» **SET EXERCISE**:
Pictures in the data below are not part of the copy; transcribe everything else exactly.

» **PROVIDED MATERIAL**:
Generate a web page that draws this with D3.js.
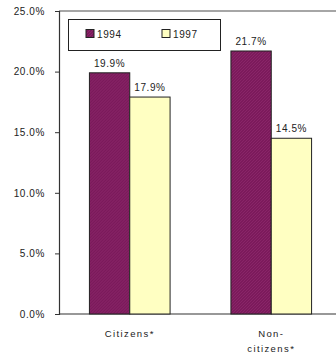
<!DOCTYPE html>
<html>
<head>
<meta charset="utf-8">
<script src="https://cdn.jsdelivr.net/npm/d3@7"></script>
<style>
  body { margin: 0; background: #fff; }
  text { font-family: "Liberation Sans", Arial, sans-serif; fill: #222; }
</style>
</head>
<body>
<div id="chart"></div>
<script>
var categories = ["Citizens*", "Non-citizens*"];
var categoryLines = [["Citizens*"], ["Non-", "citizens*"]];
var years = ["1994", "1997"];
var values1994 = [19.9, 21.7];
var values1997 = [17.9, 14.5];
var yTicks = [0, 5, 10, 15, 20, 25];

var width = 336, height = 357;
var margin = { top: 11, left: 59, bottom: 43 };
var plotRight = 342;
var colors = { "1994": "#7b1a5b", "1997": "#ffffc2" };

var svg = d3.select("#chart").append("svg")
  .attr("width", width)
  .attr("height", height);

var data = categories.map(function(c, i) {
  return { cat: c, lines: categoryLines[i], vals: [
    { year: "1994", v: values1994[i] },
    { year: "1997", v: values1997[i] }
  ] };
});

var y = d3.scaleLinear().domain([0, 25]).range([height - margin.bottom, margin.top]);
var x0 = d3.scaleBand().domain(categories).range([margin.left, plotRight]).paddingInner(0.43).paddingOuter(0.215);
var x1 = d3.scaleBand().domain(years).range([0, x0.bandwidth()]);

// hatch pattern for the 1994 bars
var defs = svg.append("defs");
var pat = defs.append("pattern").attr("id", "hatch")
  .attr("width", 3).attr("height", 3).attr("patternUnits", "userSpaceOnUse");
pat.append("rect").attr("width", 3).attr("height", 3).attr("fill", colors["1994"]);
pat.append("path").attr("d", "M0,3 L3,0").attr("stroke", "#8e2a6c").attr("stroke-width", 0.8);

// frame
svg.append("line").attr("x1", margin.left).attr("x2", plotRight)
  .attr("y1", margin.top).attr("y2", margin.top).attr("stroke", "#888").attr("stroke-width", 1.5);

var yAxis = svg.append("g")
  .attr("transform", "translate(" + margin.left + ",0)")
  .call(d3.axisLeft(y).tickValues(yTicks).tickSize(4).tickPadding(10)
    .tickFormat(function(d) { return d.toFixed(1) + "%"; }));
yAxis.select(".domain").attr("stroke", "#333").attr("stroke-width", 1.2);
yAxis.selectAll(".tick line").attr("stroke", "#333");
yAxis.selectAll("text").style("font-size", "10px").attr("letter-spacing", "0.6px")
  .style("font-family", "'Liberation Sans', Arial, sans-serif").attr("fill", "#222");

svg.append("line").attr("x1", margin.left).attr("x2", plotRight)
  .attr("y1", y(0)).attr("y2", y(0)).attr("stroke", "#333").attr("stroke-width", 1.2);

// bars
var groups = svg.selectAll(".grp").data(data).enter().append("g")
  .attr("class", "grp")
  .attr("transform", function(d) { return "translate(" + x0(d.cat) + ",0)"; });

groups.selectAll("rect").data(function(d) { return d.vals; }).enter().append("rect")
  .attr("x", function(d) { return x1(d.year); })
  .attr("y", function(d) { return y(d.v); })
  .attr("width", x1.bandwidth())
  .attr("height", function(d) { return y(0) - y(d.v); })
  .attr("fill", function(d) { return d.year === "1994" ? "url(#hatch)" : colors["1997"]; })
  .attr("stroke", "#222").attr("stroke-width", 1);

groups.selectAll(".lbl").data(function(d) { return d.vals; }).enter().append("text")
  .attr("class", "lbl")
  .attr("x", function(d) { return x1(d.year) + x1.bandwidth() / 2; })
  .attr("y", function(d) { return y(d.v) - 6; })
  .attr("text-anchor", "middle")
  .attr("letter-spacing", "0.6px")
  .style("font-size", "10px")
  .text(function(d) { return d.v.toFixed(1) + "%"; });

// category labels
groups.each(function(d) {
  var t = d3.select(this).append("text")
    .attr("x", x0.bandwidth() / 2)
    .attr("y", y(0) + 23)
    .attr("text-anchor", "middle")
    .attr("letter-spacing", "1.4px")
    .style("font-size", "9.5px");
  d.lines.forEach(function(l, i) {
    t.append("tspan").attr("x", x0.bandwidth() / 2).attr("dy", i === 0 ? 0 : 15).text(l);
  });
});

// legend
var legend = svg.append("g");
legend.append("rect").attr("x", 68.5).attr("y", 19.5).attr("width", 152).attr("height", 31)
  .attr("fill", "#fff").attr("stroke", "#222").attr("stroke-width", 1);
var lx = d3.scalePoint().domain(years).range([86, 162]);
years.forEach(function(yr) {
  legend.append("rect").attr("x", lx(yr)).attr("y", 29.5).attr("width", 8).attr("height", 8)
    .attr("fill", yr === "1994" ? "url(#hatch)" : colors["1997"])
    .attr("stroke", "#222").attr("stroke-width", 1);
  legend.append("text").attr("x", lx(yr) + 11).attr("y", 37.5)
    .attr("letter-spacing", "0.6px")
    .style("font-size", "10px").text(yr);
});
</script>
</body>
</html>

» **COMPLETE RESPONSE**:
Generate a web page that draws this with D3.js.
<!DOCTYPE html>
<html>
<head>
<meta charset="utf-8">
<script src="https://cdn.jsdelivr.net/npm/d3@7"></script>
<style>
  body { margin: 0; background: #fff; }
  text { font-family: "Liberation Sans", Arial, sans-serif; fill: #222; }
</style>
</head>
<body>
<div id="chart"></div>
<script>
var categories = ["Citizens*", "Non-citizens*"];
var categoryLines = [["Citizens*"], ["Non-", "citizens*"]];
var years = ["1994", "1997"];
var values1994 = [19.9, 21.7];
var values1997 = [17.9, 14.5];
var yTicks = [0, 5, 10, 15, 20, 25];

var width = 336, height = 357;
var margin = { top: 11, left: 59, bottom: 43 };
var plotRight = 342;
var colors = { "1994": "#7b1a5b", "1997": "#ffffc2" };

var svg = d3.select("#chart").append("svg")
  .attr("width", width)
  .attr("height", height);

var data = categories.map(function(c, i) {
  return { cat: c, lines: categoryLines[i], vals: [
    { year: "1994", v: values1994[i] },
    { year: "1997", v: values1997[i] }
  ] };
});

var y = d3.scaleLinear().domain([0, 25]).range([height - margin.bottom, margin.top]);
var x0 = d3.scaleBand().domain(categories).range([margin.left, plotRight]).paddingInner(0.43).paddingOuter(0.215);
var x1 = d3.scaleBand().domain(years).range([0, x0.bandwidth()]);

// hatch pattern for the 1994 bars
var defs = svg.append("defs");
var pat = defs.append("pattern").attr("id", "hatch")
  .attr("width", 3).attr("height", 3).attr("patternUnits", "userSpaceOnUse");
pat.append("rect").attr("width", 3).attr("height", 3).attr("fill", colors["1994"]);
pat.append("path").attr("d", "M0,3 L3,0").attr("stroke", "#8e2a6c").attr("stroke-width", 0.8);

// frame
svg.append("line").attr("x1", margin.left).attr("x2", plotRight)
  .attr("y1", margin.top).attr("y2", margin.top).attr("stroke", "#888").attr("stroke-width", 1.5);

var yAxis = svg.append("g")
  .attr("transform", "translate(" + margin.left + ",0)")
  .call(d3.axisLeft(y).tickValues(yTicks).tickSize(4).tickPadding(10)
    .tickFormat(function(d) { return d.toFixed(1) + "%"; }));
yAxis.select(".domain").attr("stroke", "#333").attr("stroke-width", 1.2);
yAxis.selectAll(".tick line").attr("stroke", "#333");
yAxis.selectAll("text").style("font-size", "10px").attr("letter-spacing", "0.6px")
  .style("font-family", "'Liberation Sans', Arial, sans-serif").attr("fill", "#222");

svg.append("line").attr("x1", margin.left).attr("x2", plotRight)
  .attr("y1", y(0)).attr("y2", y(0)).attr("stroke", "#333").attr("stroke-width", 1.2);

// bars
var groups = svg.selectAll(".grp").data(data).enter().append("g")
  .attr("class", "grp")
  .attr("transform", function(d) { return "translate(" + x0(d.cat) + ",0)"; });

groups.selectAll("rect").data(function(d) { return d.vals; }).enter().append("rect")
  .attr("x", function(d) { return x1(d.year); })
  .attr("y", function(d) { return y(d.v); })
  .attr("width", x1.bandwidth())
  .attr("height", function(d) { return y(0) - y(d.v); })
  .attr("fill", function(d) { return d.year === "1994" ? "url(#hatch)" : colors["1997"]; })
  .attr("stroke", "#222").attr("stroke-width", 1);

groups.selectAll(".lbl").data(function(d) { return d.vals; }).enter().append("text")
  .attr("class", "lbl")
  .attr("x", function(d) { return x1(d.year) + x1.bandwidth() / 2; })
  .attr("y", function(d) { return y(d.v) - 6; })
  .attr("text-anchor", "middle")
  .attr("letter-spacing", "0.6px")
  .style("font-size", "10px")
  .text(function(d) { return d.v.toFixed(1) + "%"; });

// category labels
groups.each(function(d) {
  var t = d3.select(this).append("text")
    .attr("x", x0.bandwidth() / 2)
    .attr("y", y(0) + 23)
    .attr("text-anchor", "middle")
    .attr("letter-spacing", "1.4px")
    .style("font-size", "9.5px");
  d.lines.forEach(function(l, i) {
    t.append("tspan").attr("x", x0.bandwidth() / 2).attr("dy", i === 0 ? 0 : 15).text(l);
  });
});

// legend
var legend = svg.append("g");
legend.append("rect").attr("x", 68.5).attr("y", 19.5).attr("width", 152).attr("height", 31)
  .attr("fill", "#fff").attr("stroke", "#222").attr("stroke-width", 1);
var lx = d3.scalePoint().domain(years).range([86, 162]);
years.forEach(function(yr) {
  legend.append("rect").attr("x", lx(yr)).attr("y", 29.5).attr("width", 8).attr("height", 8)
    .attr("fill", yr === "1994" ? "url(#hatch)" : colors["1997"])
    .attr("stroke", "#222").attr("stroke-width", 1);
  legend.append("text").attr("x", lx(yr) + 11).attr("y", 37.5)
    .attr("letter-spacing", "0.6px")
    .style("font-size", "10px").text(yr);
});
</script>
</body>
</html>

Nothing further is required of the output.